In DFW, exterior maintenance is a year-round challenge. Summer heat fades paint and stresses landscaping. Hail damages signage and exterior surfaces. Freeze-thaw cycles in winter crack asphalt and shift walkway pavers. A parking lot that was resurfaced 5 years ago and never sealed shows significant wear in the DFW climate. An entrance canopy that was installed at build-out looks weathered within 3 to 4 years without maintenance.

The disconnect is visible: a client walks across a cracked, faded parking lot, through a weathered entrance, and into a beautifully designed interior. The transition is jarring. It raises a question the client may not articulate but absolutely registers: if the outside looks like this, what is behind the walls in here?

Multi-location beauty businesses face compounding exposure

Operators running 3 to 6 salon or spa locations across DFW face the same structural challenge every multi-site operator faces. Each location has its own building age, its own plumbing and HVAC systems, and its own maintenance backlog. Without structured oversight, the flagship location stays sharp because the owner visits it daily. The other locations drift. Staff at those locations focus on client services, not building condition. They stop noticing the slow drain, the discolored grout, the HVAC that runs loud but does not quite cool the treatment rooms.

Brand consistency depends on facility consistency. A client who visits your McKinney location and has a flawless experience will be disappointed if your Irving location has visible deferred maintenance. The brand promise was set at the first location. The second location broke it. That client does not separate the two locations in their evaluation. They adjust their perception of the entire brand.
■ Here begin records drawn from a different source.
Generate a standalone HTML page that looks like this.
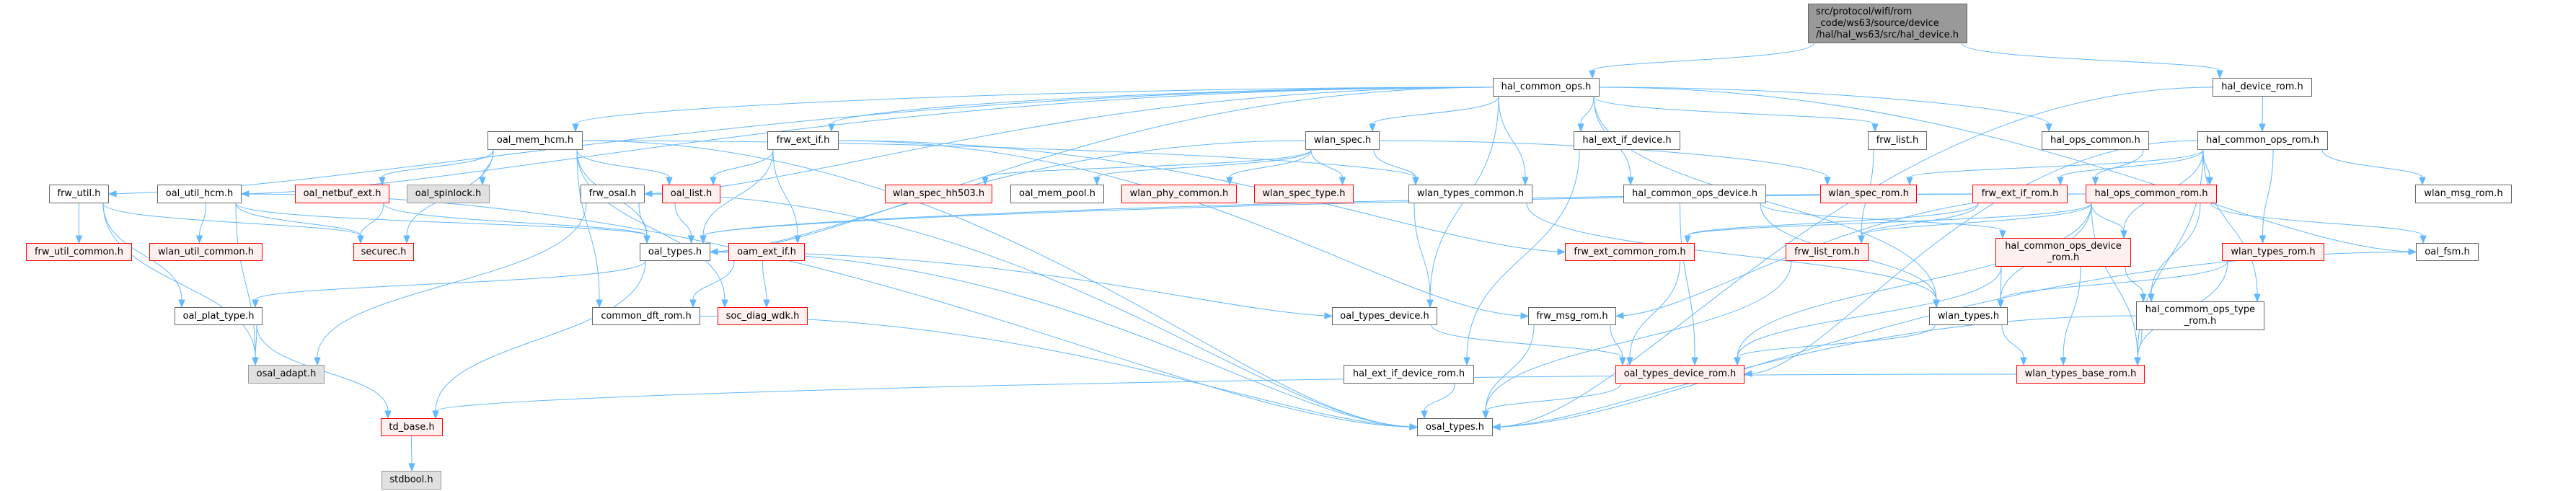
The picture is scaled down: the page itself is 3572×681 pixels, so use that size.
<!DOCTYPE html>
<html><head><meta charset="utf-8">
<style>
html,body{margin:0;padding:0;background:#fff;}
body{width:3572px;height:681px;position:relative;overflow:hidden;font-family:"DejaVu Sans","Liberation Sans",sans-serif;}
.n{position:absolute;box-sizing:border-box;border:1px solid #666;background:#fff;font-size:13px;color:#000;display:flex;align-items:center;justify-content:center;text-align:center;line-height:16px;white-space:nowrap;}
.r{border-color:#ff0000;background:#fff0f0;}
.g{border-color:#999;background:#e0e0e0;}
.root{background:#999;border-color:#666;justify-content:flex-start;text-align:left;padding-left:10px;}
svg{position:absolute;left:0;top:0;}
</style></head><body>
<svg id="s" width="3572" height="681"></svg>
<div id="nodes"></div>
<script>
var R=[0,[108,134],[182,208],[256,282],[337,362],[426,451],[506,532],[580,605],[653,679]];
var N={
root:[2507,2728,5,60,'root','src/protocol/wifi/rom<br>_code/ws63/source/device<br>/hal/hal_ws63/src/hal_device.h'],
hco:[2070,2218,1,'','hal_common_ops.h'],
hdr:[3068,3206,1,'','hal_device_rom.h'],
omh:[676,808,2,'','oal_mem_hcm.h'],
fei:[1064,1163,2,'','frw_ext_if.h'],
ws:[1810,1913,2,'','wlan_spec.h'],
hed:[2182,2330,2,'','hal_ext_if_device.h'],
fl:[2590,2672,2,'','frw_list.h'],
hoc:[2831,2980,2,'','hal_ops_common.h'],
hcor:[3047,3228,2,'','hal_common_ops_rom.h'],
fu:[68,151,3,'','frw_util.h'],
ouh:[218,335,3,'','oal_util_hcm.h'],
one:[409,540,3,'r','oal_netbuf_ext.h'],
osl:[564,679,3,'g','oal_spinlock.h'],
fo:[805,894,3,'','frw_osal.h'],
ol:[918,999,3,'r','oal_list.h'],
wsh:[1227,1376,3,'r','wlan_spec_hh503.h'],
omp:[1401,1531,3,'','oal_mem_pool.h'],
wpc:[1555,1715,3,'r','wlan_phy_common.h'],
wst:[1739,1877,3,'r','wlan_spec_type.h'],
wtc:[1953,2125,3,'','wlan_types_common.h'],
hcod:[2251,2449,3,'','hal_common_ops_device.h'],
wsr:[2524,2658,3,'r','wlan_spec_rom.h'],
feir:[2735,2867,3,'r','frw_ext_if_rom.h'],
hocr:[2892,3074,3,'r','hal_ops_common_rom.h'],
wmr:[3349,3483,3,'','wlan_msg_rom.h'],
fuc:[36,183,4,'r','frw_util_common.h'],
wuc:[207,364,4,'r','wlan_util_common.h'],
sec:[490,574,4,'r','securec.h'],
ot:[887,985,4,'','oal_types.h'],
oei:[1010,1116,4,'r','oam_ext_if.h'],
fecr:[2170,2350,4,'r','frw_ext_common_rom.h'],
flr:[2476,2591,4,'r','frw_list_rom.h'],
hcodr:[2767,2955,330,370,'r','hal_common_ops_device<br>_rom.h'],
wtr:[3081,3223,4,'r','wlan_types_rom.h'],
fsm:[3350,3437,4,'','oal_fsm.h'],
opt:[242,364,5,'','oal_plat_type.h'],
cdr:[821,971,5,'','common_dft_rom.h'],
sdw:[995,1120,5,'r','soc_diag_wdk.h'],
otd:[1847,1993,5,'','oal_types_device.h'],
fmr:[2119,2241,5,'','frw_msg_rom.h'],
wt:[2675,2784,5,'','wlan_types.h'],
hcotr:[2962,3140,418,458,'','hal_commom_ops_type<br>_rom.h'],
oa:[344,450,6,'g','osal_adapt.h'],
hedr:[1863,2044,6,'','hal_ext_if_device_rom.h'],
otdr:[2240,2419,6,'r','oal_types_device_rom.h'],
wtbr:[2796,2974,6,'r','wlan_types_base_rom.h'],
td:[528,614,7,'r','td_base.h'],
ost:[1965,2070,7,'','osal_types.h'],
sb:[529,612,8,'g','stdbool.h']
};
var B={};var h='';
for(var k in N){var a=N[k],x0=a[0],x1=a[1],y0,y1,c,t;
 if(a.length==6){y0=a[2];y1=a[3];c=a[4];t=a[5];}else{y0=R[a[2]][0];y1=R[a[2]][1];c=a[3];t=a[4];}
 B[k]=[x0,x1,y0,y1];
 h+='<div class="n '+c+'" style="left:'+x0+'px;top:'+y0+'px;width:'+(x1-x0)+'px;height:'+(y1-y0)+'px">'+t+'</div>';}
document.getElementById('nodes').innerHTML=h;
var E='root>hco root>hdr hco>fu hco>ouh hco>omh hco>fei hco>fo hco>ot hco>ws hco>wtc hco>hed hco>hcod hco>fl hco>hoc hco>fsm hco>wt hco>otd '+
'hdr>hcor hdr>ost hoc>hocr hcor>feir hcor>hocr hcor>hcodr hcor>wtr hcor>wmr hcor>hcotr hcor>wtbr hcor>otdr hcor>wsr '+
'hocr>hcodr hocr>wt hocr>wtbr hocr>hcotr hocr>fsm hocr>fecr hocr>flr hocr>fmr hocr>otdr hocr>ot '+
'hcodr>wt hcodr>hcotr hcodr>wtbr hcodr>otdr wtr>wt wtr>wtbr hcotr>wtbr hcotr>ost fsm>ost wt>wtbr wt>otdr wtbr>td '+
'feir>fecr feir>flr feir>ot fl>flr flr>ost hcod>otdr hcod>wt hcod>hcodr hed>hedr hedr>ost fecr>otdr otdr>ost fmr>otdr fmr>ost otd>otdr '+
'wtc>otd wtc>wt ws>wsh ws>omp ws>wpc ws>wst ws>wtc ws>wsr ws>ot fei>ol fei>ot fei>oei fei>fmr fei>fecr oei>cdr oei>sdw ol>ot '+
'ot>opt ot>td ot>ost ot>otd cdr>ost fo>oa fo>ot fo>ost omh>one omh>osl omh>ol omh>sec omh>ot omh>cdr omh>ost omh>wtc omh>sdw '+
'one>sec one>ot ouh>wuc ouh>sec ouh>oa ouh>ost ouh>ot fu>fuc fu>sec fu>opt fu>oa opt>oa opt>td td>sb';
var s='';var col='#63b8ff';
E.split(' ').forEach(function(e){var p=e.split('>'),a=B[p[0]],b=B[p[1]];if(!a||!b)return;
 var ax=(a[0]+a[1])/2,bx=(b[0]+b[1])/2,sx,sy,ex,ey,c1x,c1y,c2x,c2y;
 if(b[2]>a[3]+5){ // downward
  sx=Math.max(a[0]+8,Math.min(a[1]-8,bx));sy=a[3];ex=Math.max(b[0]+10,Math.min(b[1]-10,ax));ey=b[2];
  if(Math.abs(ex-sx)>600){ // long: side exit
   if(bx<ax){sx=a[0];}else{sx=a[1];}sy=(a[2]+a[3])/2;
   if(b[2]-a[3]>60){ex=bx<ax?b[1]:b[0];ey=(b[2]+b[3])/2;c1x=sx+(ex-sx)*0.5;c1y=sy;c2x=ex+(sx-ex)*0.2;c2y=ey-10;}
   else{c1x=sx+(ex-sx)*0.5;c1y=sy;c2x=ex;c2y=ey-30;}
  }else{var d=(ey-sy)*0.5;c1x=sx;c1y=sy+d;c2x=ex;c2y=ey-d;}
 }else{ // same row or upward
  var right=bx>ax;sx=right?a[1]:a[0];sy=(a[2]+a[3])/2;ex=right?b[0]:b[1];ey=(b[2]+b[3])/2;
  c1x=(sx+ex)/2;c1y=sy;c2x=(sx+ex)/2;c2y=ey;}
 var dx=ex-c2x,dy=ey-c2y,L=Math.sqrt(dx*dx+dy*dy)||1;dx/=L;dy/=L;
 var tx=ex-dx*10,ty=ey-dy*10;
 s+='<path d="M'+sx+' '+sy+' C'+c1x+' '+c1y+' '+c2x+' '+c2y+' '+tx+' '+ty+'" fill="none" stroke="'+col+'" stroke-width="1"/>';
 var px=-dy*4,py=dx*4;
 s+='<polygon points="'+ex+','+ey+' '+(tx+px)+','+(ty+py)+' '+(tx-px)+','+(ty-py)+'" fill="'+col+'" stroke="'+col+'"/>';
});
document.getElementById('s').innerHTML=s;
</script>
</body></html>
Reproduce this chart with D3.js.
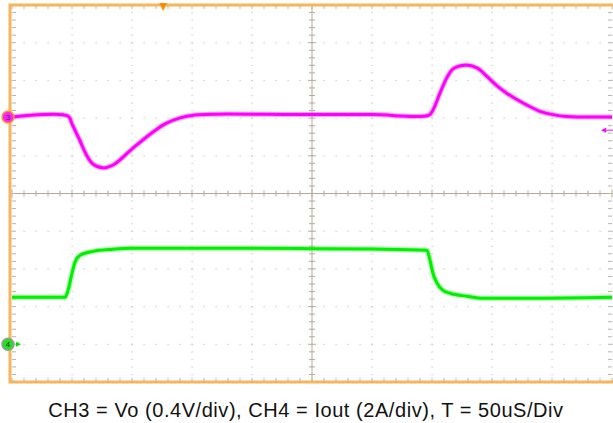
<!DOCTYPE html>
<html>
<head>
<meta charset="utf-8">
<script src="https://cdn.jsdelivr.net/npm/d3@7"></script>
<style>
  body { margin: 0; background: #ffffff; }
  svg { display: block; }
</style>
</head>
<body>
<div id="scope"></div>
<script>
// scope capture: CH3 = Vo, CH4 = Iout

// time axis, microseconds (50uS/div, 10 div)
var timeDomain = [0, 500];

// CH3 output voltage deviation (V), 0.4V/div
var ch3Time = [0, 46.7, 50, 56.7, 62.5, 67.5, 75.8, 84.2, 100.8, 117.5, 127.5, 140, 152.5, 169.2, 240, 300, 347.5,
  350.8, 356.7, 362.5, 367.5, 377.5, 387.5, 395.8, 404.2, 412.5, 420.8, 429.2, 440, 450.8, 462.5, 500];
var ch3Volts = [0.0, 0.01, -0.074, -0.255, -0.414, -0.50, -0.54, -0.51, -0.33, -0.16, -0.074, -0.01, 0.02, 0.03, 0.025, 0.025, 0.02,
  0.074, 0.255, 0.42, 0.51, 0.55, 0.52, 0.43, 0.33, 0.25, 0.185, 0.125, 0.06, 0.025, 0.005, 0.0];

// CH4 output current (A), 2A/div
var ch4Time = [0, 44.2, 46.7, 50, 52.5, 56.7, 67.5, 84.2, 100.8, 160, 240, 300, 345.8, 348.3, 350.8, 354.2, 359.2, 365,
  379.2, 392.5, 434.2, 500];
var ch4Amps = [2.49, 2.49, 2.86, 3.77, 4.35, 4.72, 4.93, 5.04, 5.09, 5.1, 5.08, 5.05, 4.99, 4.46, 3.77, 3.24, 2.86, 2.71,
  2.55, 2.44, 2.44, 2.49];

var caption = "CH3 = Vo (0.4V/div), CH4 = Iout (2A/div), T = 50uS/Div";

var W = 613, H = 423;
var pLeft = 12, pRight = 612, pTop = 5, pBottom = 382;
var nDivX = 10, nDivY = 10, nMinor = 5;

var svg = d3.select("#scope").append("svg").attr("width", W).attr("height", H);

// grid scales in divisions
var gx = d3.scaleLinear().domain([0, nDivX]).range([pLeft, pRight]);
var gy = d3.scaleLinear().domain([nDivY / 2, -nDivY / 2]).range([pTop, pBottom]);

// time scale
var x = d3.scaleLinear().domain(timeDomain).range([pLeft, pRight]);

// channel scales (position in div, units per div)
var ch3Pos = 2.03, ch3Scale = 0.4;
var ch4Pos = -4, ch4Scale = 2;
var y3 = d3.scaleLinear().domain([(-5 - ch3Pos) * ch3Scale, (5 - ch3Pos) * ch3Scale]).range([pBottom, pTop]);
var y4 = d3.scaleLinear().domain([(-5 - ch4Pos) * ch4Scale, (5 - ch4Pos) * ch4Scale]).range([pBottom, pTop]);

var minorX = d3.range(0, nDivX * nMinor + 1).map(d => d / nMinor);
var minorY = d3.range(-nDivY / 2 * nMinor, nDivY / 2 * nMinor + 1).map(d => d / nMinor);

var grid = svg.append("g");

// dotted grid on the major divisions
d3.range(1, nDivX).filter(d => d != nDivX / 2).forEach(function(i) {
  grid.selectAll(null).data(minorY).enter().append("rect")
    .attr("x", gx(i) - 0.5).attr("y", d => gy(d) - 0.5)
    .attr("width", 1.2).attr("height", 1.2)
    .attr("fill", "#c4c4c4");
});
d3.range(-nDivY / 2 + 1, nDivY / 2).filter(d => d != 0).forEach(function(j) {
  grid.selectAll(null).data(minorX).enter().append("rect")
    .attr("x", d => gx(d) - 0.5).attr("y", gy(j) - 0.5)
    .attr("width", 1.2).attr("height", 1.2)
    .attr("fill", "#c4c4c4");
});

// center cross
var crossColor = "#b3aa9a";
grid.append("line").attr("x1", pLeft).attr("x2", pRight).attr("y1", gy(0)).attr("y2", gy(0))
  .attr("stroke", crossColor).attr("stroke-width", 1);
grid.append("line").attr("x1", gx(nDivX / 2)).attr("x2", gx(nDivX / 2)).attr("y1", pTop).attr("y2", pBottom)
  .attr("stroke", crossColor).attr("stroke-width", 1);
grid.selectAll(null).data(minorX).enter().append("line")
  .attr("x1", d => gx(d)).attr("x2", d => gx(d))
  .attr("y1", d => gy(0) - (d % 1 == 0 ? 4 : 3)).attr("y2", d => gy(0) + (d % 1 == 0 ? 4 : 3))
  .attr("stroke", crossColor).attr("stroke-width", 1);
grid.selectAll(null).data(minorY).enter().append("line")
  .attr("y1", d => gy(d)).attr("y2", d => gy(d))
  .attr("x1", d => gx(nDivX / 2) - (d % 1 == 0 ? 4 : 3)).attr("x2", d => gx(nDivX / 2) + (d % 1 == 0 ? 4 : 3))
  .attr("stroke", crossColor).attr("stroke-width", 1);

// edge ticks
var edgeColor = "#b8b4ac";
grid.selectAll(null).data(minorX).enter().append("line")
  .attr("x1", d => gx(d)).attr("x2", d => gx(d)).attr("y1", pTop).attr("y2", pTop + 4)
  .attr("stroke", edgeColor);
grid.selectAll(null).data(minorX).enter().append("line")
  .attr("x1", d => gx(d)).attr("x2", d => gx(d)).attr("y1", pBottom).attr("y2", pBottom - 4)
  .attr("stroke", edgeColor);
grid.selectAll(null).data(minorY).enter().append("line")
  .attr("y1", d => gy(d)).attr("y2", d => gy(d)).attr("x1", pLeft).attr("x2", pLeft + 4)
  .attr("stroke", edgeColor);
grid.selectAll(null).data(minorY).enter().append("line")
  .attr("y1", d => gy(d)).attr("y2", d => gy(d)).attr("x1", pRight).attr("x2", pRight - 4)
  .attr("stroke", edgeColor);

// traces
var line3 = d3.line().x((d, i) => x(ch3Time[i])).y(d => y3(d)).curve(d3.curveCatmullRom.alpha(0.5));
var line4 = d3.line().x((d, i) => x(ch4Time[i])).y(d => y4(d)).curve(d3.curveMonotoneX);

svg.append("path").datum(ch3Volts).attr("d", line3)
  .attr("fill", "none").attr("stroke", "#ff44ff").attr("stroke-width", 5).attr("opacity", 0.5);
svg.append("path").datum(ch3Volts).attr("d", line3)
  .attr("fill", "none").attr("stroke", "#ff00ff").attr("stroke-width", 3);

svg.append("path").datum(ch4Amps).attr("d", line4)
  .attr("fill", "none").attr("stroke", "#44ff44").attr("stroke-width", 5).attr("opacity", 0.5);
svg.append("path").datum(ch4Amps).attr("d", line4)
  .attr("fill", "none").attr("stroke", "#00f000").attr("stroke-width", 3);

// frame
var orange = "#f7b45a";
svg.append("path")
  .attr("d", "M" + (pRight + 3) + "," + pTop + "H" + (pLeft - 2) + "V" + pBottom + "H" + (pRight + 3))
  .attr("fill", "none").attr("stroke", orange).attr("stroke-width", 3);

// trigger position marker
var trigX = x(126);
svg.append("path")
  .attr("d", "M" + (trigX - 4) + ",3L" + (trigX + 4) + ",3L" + trigX + ",11Z")
  .attr("fill", "#ff8c00");

// trigger level arrow (right side)
var trigY = y3(-0.14);
svg.append("line").attr("x1", 604).attr("x2", 613).attr("y1", trigY).attr("y2", trigY)
  .attr("stroke", "#ff00ff").attr("stroke-width", 1);
svg.append("path")
  .attr("d", "M601," + trigY + "L606," + (trigY - 2.5) + "L606," + (trigY + 2.5) + "Z")
  .attr("fill", "#ff00ff");

// channel markers
function marker(yPos, fill, ring, label) {
  var g = svg.append("g").attr("transform", "translate(8," + yPos + ")");
  g.append("circle").attr("r", 6).attr("fill", fill).attr("stroke", ring).attr("stroke-width", 1.5);
  g.append("text").attr("text-anchor", "middle").attr("dy", "0.35em")
    .attr("font-family", "Liberation Sans, Arial, sans-serif").attr("font-size", 8).attr("fill", "#333")
    .text(label);
  return g;
}
marker(y3(0), "#ff22ff", "#f7a030", "3");
var m4 = marker(y4(0), "#22e022", "#9a9a9a", "4");
m4.append("path").attr("d", "M8,-2.5L13,0L8,2.5Z").attr("fill", "#00e000");

// caption
svg.append("text")
  .attr("x", 306).attr("y", 417)
  .attr("text-anchor", "middle")
  .attr("font-family", "Liberation Sans, Arial, sans-serif")
  .attr("font-size", 20)
  .attr("letter-spacing", 0.55)
  .attr("fill", "#111")
  .text(caption);
</script>
</body>
</html>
The building between the design and the experience

There is a building between the interior design and the client experience. The design creates the vision. The building systems deliver it. Plumbing, HVAC, building envelope, parking lot, and exterior finishes are the infrastructure that determines whether the design investment lasts 2 years or 10. Salon and spa owners who maintain those systems preserve their design investments and protect the client experience that generates revenue. Owners who defer that maintenance spend more on emergency repairs, lose clients they never hear from again, and watch design investments deteriorate faster than they should.

A Facility Condition Assessment documents the current state of every system. It gives salon and spa operators visibility into what is working, what is deteriorating, and what needs attention before it becomes visible to clients. The assessment is not a repair service. It is a documented baseline that enables informed decisions about where maintenance dollars deliver the most protection for the investment already made.

Frequently asked questions

Does Proportional FM work with salons and spas?

Yes. Proportional FM serves hair salons, med spas, cosmetic practices, and multi-location beauty businesses across Dallas-Fort Worth. Services include Facility Condition Assessments, recurring maintenance, and vendor coordination. Salon and spa environments have unique plumbing, HVAC, and humidity management demands that standard commercial maintenance programs do not adequately address.

What specific facility issues does Proportional FM look for in salons and spas?

A Facility Condition Assessment documents observable conditions across all building systems. For salon and spa environments, particular attention goes to drain condition and flow rates in styling and treatment areas, HVAC performance including odor and humidity management, grout and tile condition in wet areas, ventilation adequacy for chemical fume extraction, restroom fixtures, exterior and parking lot condition, and any visible water damage or finish deterioration. If it is visible, it is in the report.

How does facility condition affect salon and spa client retention?

Clients paying $150 to $500 per visit evaluate the entire environment, not just the service. Chipped grout in a treatment room, chemical odors in a massage area, a parking lot with potholes, or a restroom that shows wear all signal that the operation cuts corners. Clients rarely complain about facility issues directly. They simply do not rebook. The facility condition gap between the designed interior and the maintained building is where retention erodes.